Methane microseepage is the result of natural gas migration from subsurface hydrocarbon accumulations to the Earth’s surface, and it is quite common in hydrocarbon-prone basins. In this study, by analyzing gas concentrations and isotope composition of soil gas, the potentials of CH4 gas transferred to the surface were studied at three measurement transects in Dawanqi oilfield, Tarim Basin, China. It was found that CH4 from deep-buried reservoirs could migrate upwards to the surface through faults, fissures, and permeable rocks, during which some CH4 was oxidized and the unoxidized methane remained in the soil or was emitted into the atmosphere. Soil gas samples had mean concentrations of 907.1, 62.3, 21.7, 11.0, and 5.8 ppmv for CH4, C2H6, C3H8, C4H10, and C5H12, respectively. The C1/C2+ (13.3 for soil gas and 3.75 for absorbed gas) and gas wetness ratio (12% for soil gas and 26% for absorbed gas) suggested that the hydrocarbons were derived from a thermogenic process. According to isotope composition analysis, the δ13CCO2, δ13CCH4, and δDCH4 values for the soil gas from Dawanqi oilfield varied from -15.5 to -17.2‰, -11‰ to -17‰, and -150 to -189‰, respectively.
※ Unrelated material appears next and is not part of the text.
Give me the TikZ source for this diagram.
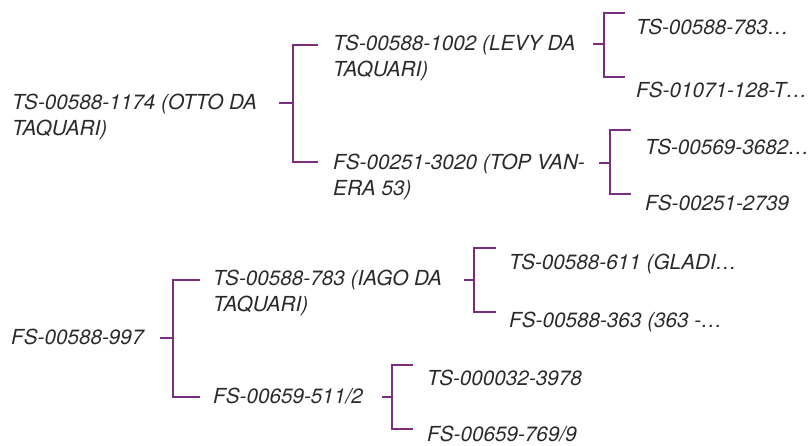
\documentclass[tikz,border=0pt]{standalone}
\usepackage{fontspec}
\setmainfont{TeX Gyre Heros}
\definecolor{brk}{HTML}{7B2D80}
\definecolor{txt}{HTML}{2A2A2A}
\tikzset{
  lbl/.style={font=\fontsize{20.7}{26}\selectfont\itshape, text=txt, inner sep=0pt, anchor=base west, align=left},
  brkline/.style={draw=brk, line width=2.7pt, line cap=butt, line join=miter}
}
\begin{document}
\begin{tikzpicture}[x=1pt,y=-1pt]
\useasboundingbox (0,0) rectangle (812,445);
% ---- tree 1 ----
\node[lbl] (r1) at (12,135.5) {TS-00588-1174 (OTTO DA\\TAQUARI)};
\node[lbl] (a1) at (333,76.5) {TS-00588-1002 (LEVY DA\\TAQUARI)};
\node[lbl] (a2) at (333,195.5) {FS-00251-3020 (TOP VAN-\\ERA 53)};
\node[lbl] (b1) at (636,34.5) {TS-00588-783\ldots};
\node[lbl] (b2) at (636,97.5) {FS-01071-128-T\ldots};
\node[lbl] (b3) at (645,154.5) {TS-00569-3682\ldots};
\node[lbl] (b4) at (645,210.5) {FS-00251-2739};
% ---- tree 2 ----
\node[lbl] (r2) at (11,344.5) {FS-00588-997};
\node[lbl] (c1) at (213,311.5) {TS-00588-783 (IAGO DA\\TAQUARI)};
\node[lbl] (c2) at (213,403.5) {FS-00659-511/2};
\node[lbl] (d1) at (509,269.5) {TS-00588-611 (GLADI\ldots};
\node[lbl] (d2) at (509,327.5) {FS-00588-363 (363 -\ldots};
\node[lbl] (d3) at (427,385.5) {TS-000032-3978};
\node[lbl] (d4) at (427,441.5) {FS-00659-769/9};
% ---- bracket coordinates ----
% B1
\coordinate (s1a) at (279,103); \coordinate (s1b) at (293,103);
\coordinate (t1a) at (318,45); \coordinate (t1b) at (318,162);
% B2
\coordinate (s2a) at (593,44); \coordinate (s2b) at (604,44);
\coordinate (t2a) at (625,13); \coordinate (t2b) at (625,77);
% B3
\coordinate (s3a) at (599,163); \coordinate (s3b) at (610,163);
\coordinate (t3a) at (631,130); \coordinate (t3b) at (631,194);
% B4
\coordinate (s4a) at (160,338); \coordinate (s4b) at (173,338);
\coordinate (t4a) at (200,280); \coordinate (t4b) at (200,397);
% B5
\coordinate (s5a) at (464,280); \coordinate (s5b) at (474,280);
\coordinate (t5a) at (496,248); \coordinate (t5b) at (496,312);
% B6
\coordinate (s6a) at (382,397); \coordinate (s6b) at (392,397);
\coordinate (t6a) at (413,365); \coordinate (t6b) at (413,429);
% ---- brackets ----
\foreach \i in {1,...,6}{
  \draw[brkline] (s\i a) -- (s\i b);
  \draw[brkline] (t\i a) -| (s\i b) |- (t\i b);
}
\end{tikzpicture}
\end{document}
The extreme 13C enrichment in CH4 is possibly because of the fractionation effects of diffusional migration and methanotrophic oxidation. Soil gas and absorbed gas showed high CH4 concentrations at the edge of the fault block, which indicated that fault was conductive to gas migration. Also, gas migrated from the surface to the atmosphere in the center region of the fault block because of the high permeability and shallow depth of the reservoir in Dawanqi oilfield.